# Guys I need some help determining this....



## mojo man 17 (Apr 14, 2004)

I have a chance to get a Browing Stalker Magnum 12 Gauge BPS - which stands for Browning Pump Shotgun.....Have any of you ever shot or heard anything about these shotguns?

Its in very good shape and has not been abused at all! I would imagine this would be a goose killin machine? its chamberd all the way down to 2.75-3.5 as well

Tell me what you think guys
NICK


----------



## Canada_Hunter (Mar 21, 2004)

Hummmm! The question is do you really need a 3.5''?Those super mag shotguns are more prone to jamming than any out there...I know people who have them and swear by them,just make sure it is not made in 98-99 cause they have had problems with ejection of the 3.5 emptys


----------



## rickygdogg (Nov 6, 2002)

I HAD a 10 ga. in that model.

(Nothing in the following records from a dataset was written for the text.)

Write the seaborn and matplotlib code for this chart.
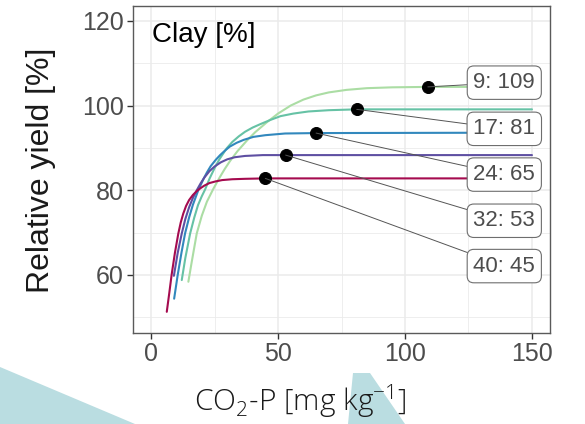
import numpy as np
import pandas as pd
import matplotlib
matplotlib.use('Agg')
import matplotlib.pyplot as plt
from matplotlib.patches import Polygon
from matplotlib.ticker import MultipleLocator
import seaborn as sns

# curves, one per clay content
clay = [9, 17, 24, 32, 40]
colors = ['#ABDDA4', '#66C2A5', '#3288BD', '#5E4FA2', '#A50B4F']

x_9 = [14.7, 16, 18, 20, 22, 24.5, 27, 29, 31.1, 34, 37.7, 41, 45.5, 50, 55, 60, 65, 70, 77, 85, 95, 109, 150]
y_9 = [58.4, 63.0, 69.8, 74.0, 77.3, 80.3, 83.0, 85.0, 86.9, 89.2, 91.7, 93.7, 96.0, 98.1, 100.0, 101.4,
       102.4, 103.1, 103.7, 104.1, 104.3, 104.4, 104.4]
x_17 = [12.1, 13.5, 15.4, 17, 18.5, 20, 21.3, 23, 25, 27, 29.8, 32, 34.5, 37, 40, 43, 47, 51, 56, 62, 70, 81, 150]
y_17 = [58.8, 64.0, 69.8, 73.5, 76.5, 78.6, 80.2, 82.7, 85.2, 87.4, 89.9, 91.4, 92.7, 93.8, 94.8, 95.6,
        96.6, 97.5, 98.1, 98.6, 98.9, 99.1, 99.1]
x_24 = [9.1, 10.5, 12, 13.4, 15, 16.5, 18.6, 20.6, 22, 23.5, 25.5, 27.2, 29, 31, 33.7, 36.5, 40.3, 45, 52.8, 65, 150]
y_24 = [54.4, 60.0, 65.3, 69.8, 73.6, 76.6, 80.0, 82.6, 84.2, 85.7, 87.2, 88.3, 89.3, 90.3, 91.2, 91.9,
        92.6, 93.0, 93.4, 93.5, 93.6]
x_32 = [9.0, 10.5, 12.1, 13.5, 15, 16.5, 18, 19.5, 21, 23, 25, 27.5, 30, 33, 37, 44, 53, 150]
y_32 = [59.8, 65.2, 69.8, 73.2, 76.0, 78.2, 80.0, 81.6, 83.0, 84.5, 85.6, 86.6, 87.3, 87.8, 88.1, 88.3, 88.3, 88.3]
x_40 = [6.2, 7.2, 8.1, 9.4, 10.75, 11.7, 12.7, 13.8, 15, 16.5, 18, 19.5, 21, 23, 25.5, 28, 32, 37, 45, 150]
y_40 = [51.3, 55.8, 60.0, 65.2, 69.8, 72.4, 74.5, 76.3, 77.7, 78.9, 79.8, 80.5, 81.1, 81.7, 82.1, 82.4,
        82.6, 82.7, 82.8, 82.8]

# critical CO2-P values (points) and labels
crit_x = [109, 81, 65, 53, 45]
crit_y = [104.4, 99.1, 93.5, 88.3, 82.8]
labels = ['9: 109', '17: 81', '24: 65', '32: 53', '40: 45']
label_y = [105.4, 94.5, 83.7, 72.8, 62.1]

xs = [x_9, x_17, x_24, x_32, x_40]
ys = [y_9, y_17, y_24, y_32, y_40]
df = pd.concat([pd.DataFrame({'x': a, 'y': b, 'clay': c}) for a, b, c in zip(xs, ys, clay)])
pts = pd.DataFrame({'x': crit_x, 'y': crit_y, 'clay': clay})

sns.set_theme(style='whitegrid')
plt.rcParams['font.family'] = ['Liberation Sans', 'DejaVu Sans']

fig = plt.figure(figsize=(5.85, 4.24), dpi=100)
fig.patch.set_facecolor('white')
# decorative background shapes of the slide
fig.add_artist(Polygon([(0, 1 - 367 / 424), (135 / 585, 0), (0, 0)], closed=True,
                       transform=fig.transFigure, fc='#BADDE1', ec='none', zorder=-10))
fig.add_artist(Polygon([(353 / 585, 1 - 373 / 424), (370 / 585, 1 - 373 / 424), (405 / 585, 0), (348 / 585, 0)],
                       closed=True, transform=fig.transFigure, fc='#BADDE1', ec='none', zorder=-10))

ax = fig.add_axes([133 / 585, 1 - 333 / 424, 417 / 585, 327 / 424])
ax.set_facecolor('white')

pal = dict(zip(clay, colors))
sns.lineplot(data=df, x='x', y='y', hue='clay', palette=pal, sort=False, estimator=None,
             legend=False, lw=1.5, ax=ax, zorder=2)
sns.scatterplot(data=pts, x='x', y='y', color='black', s=75, edgecolor='black',
                legend=False, ax=ax, zorder=4)

for lx, ly, px, py, txt in zip([139.1] * 5, label_y, crit_x, crit_y, labels):
    ax.annotate(txt, xy=(px, py), xytext=(lx, ly), ha='center', va='center',
                fontsize=16, color='#4D4D4D', zorder=5,
                bbox=dict(boxstyle='round,pad=0.28,rounding_size=0.3', fc='white', ec='#6E6E6E', lw=0.8),
                arrowprops=dict(arrowstyle='-', color='#555555', lw=0.7, shrinkA=0, shrinkB=0))

ax.set_xlim(-7.1, 157.1)
ax.set_ylim(46.3, 123.5)
ax.xaxis.set_major_locator(MultipleLocator(50))
ax.xaxis.set_minor_locator(MultipleLocator(25))
ax.yaxis.set_major_locator(MultipleLocator(20))
ax.yaxis.set_minor_locator(MultipleLocator(10))
ax.grid(which='major', color='#EBEBEB', lw=1.1)
ax.grid(which='minor', color='#EBEBEB', lw=0.6)
ax.set_axisbelow(True)
for s in ax.spines.values():
    s.set_color('#5A5A5A')
    s.set_linewidth(1.0)
ax.tick_params(which='major', length=4, width=1, color='#333333', labelsize=18,
               labelcolor='#4D4D4D', pad=2.5, left=True, bottom=True)
ax.tick_params(which='minor', length=0)
ax.set_xlabel('')
ax.set_ylabel('')

ax.text(0.0456, 0.89, 'Clay [%]', transform=ax.transAxes, ha='left', va='baseline',
        fontsize=20, color='black')

fig.text(41 / 585, 1 - 170 / 424, 'Relative yield [%]', rotation=90, ha='center', va='center',
         fontsize=23, color='#1A1A1A')
fig.text(300 / 585, 1 - 412 / 424, r'CO$_\mathregular{2}$-P [mg kg$^\mathregular{-1}$]',
         ha='center', va='baseline', fontsize=21.5, color='#1A1A1A',
         family=['Open Sans', 'DejaVu Sans'], fontweight='light')

fig.savefig('out.png', dpi=100)
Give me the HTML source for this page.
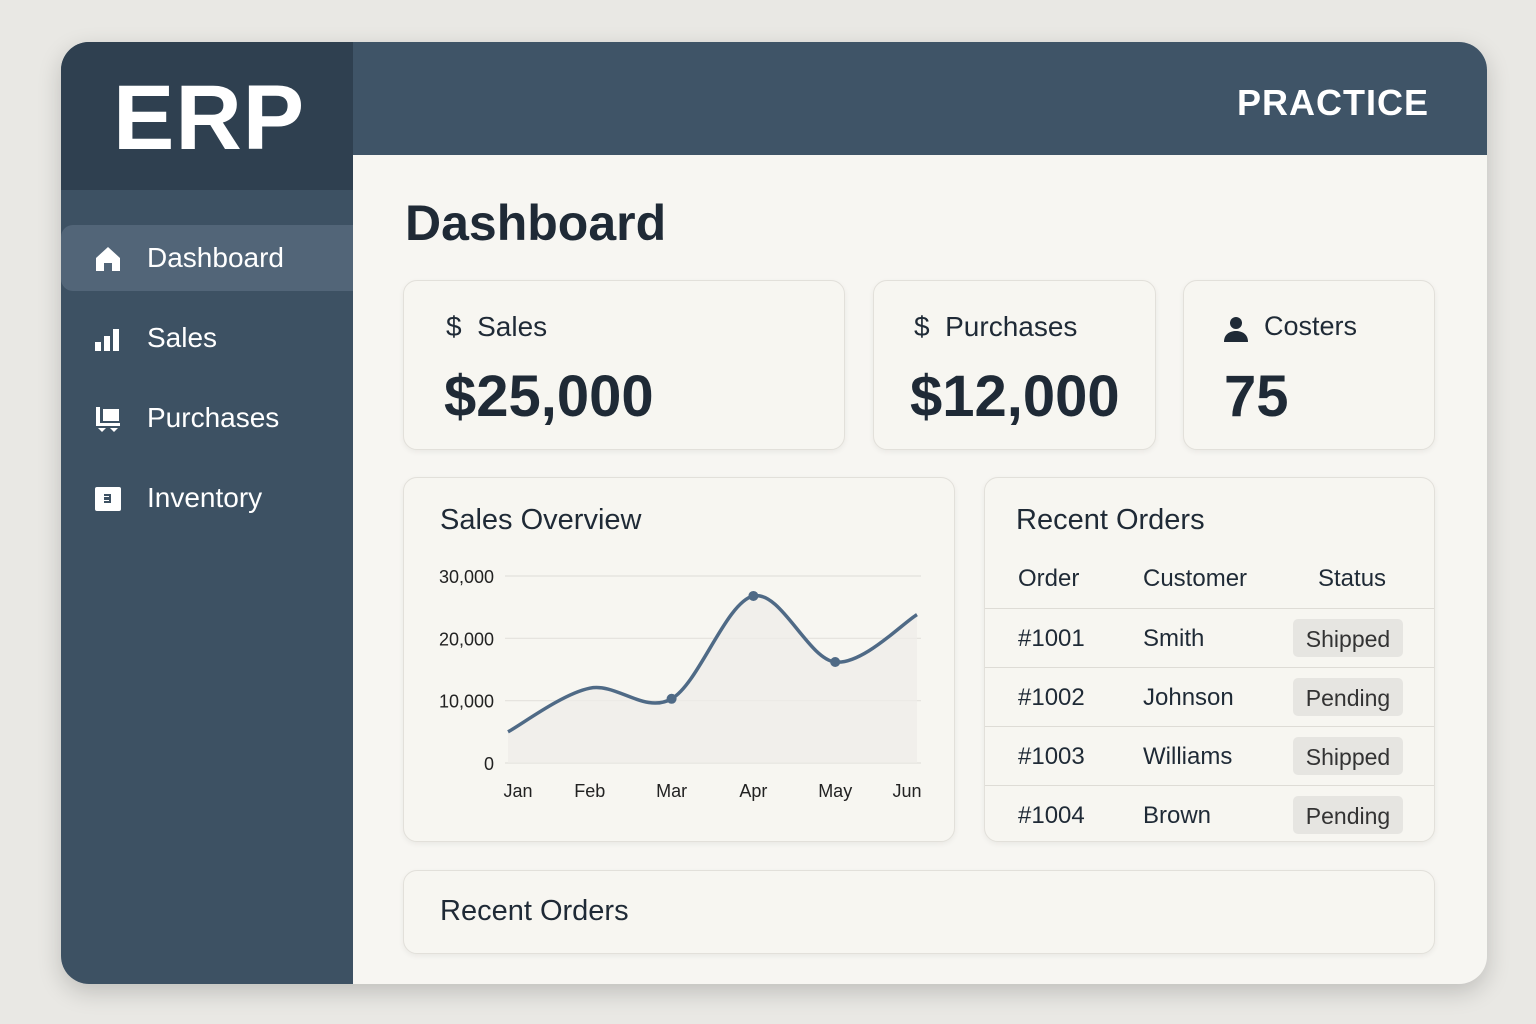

I shot it one weekend and the butt of the gun fell completely off. I had the synthetic stock though. I have a 12 ga just the the 10 ga. i have had no problem with it. I wouldnt buy another one though, I went and bought a winchester x2 last year. SWEET!


----------



## Guest (Jul 23, 2004)

I had one, used and abused it for 2 years before trading it in. It was an alright gun, liked the bottom ejection a lot and it took a ton of abuse. Only problem I've heard of is the bottom ejectors can get bent, someone on here was posting about that a few months ago. Never had it happen to mine, but it's still a consideration.


----------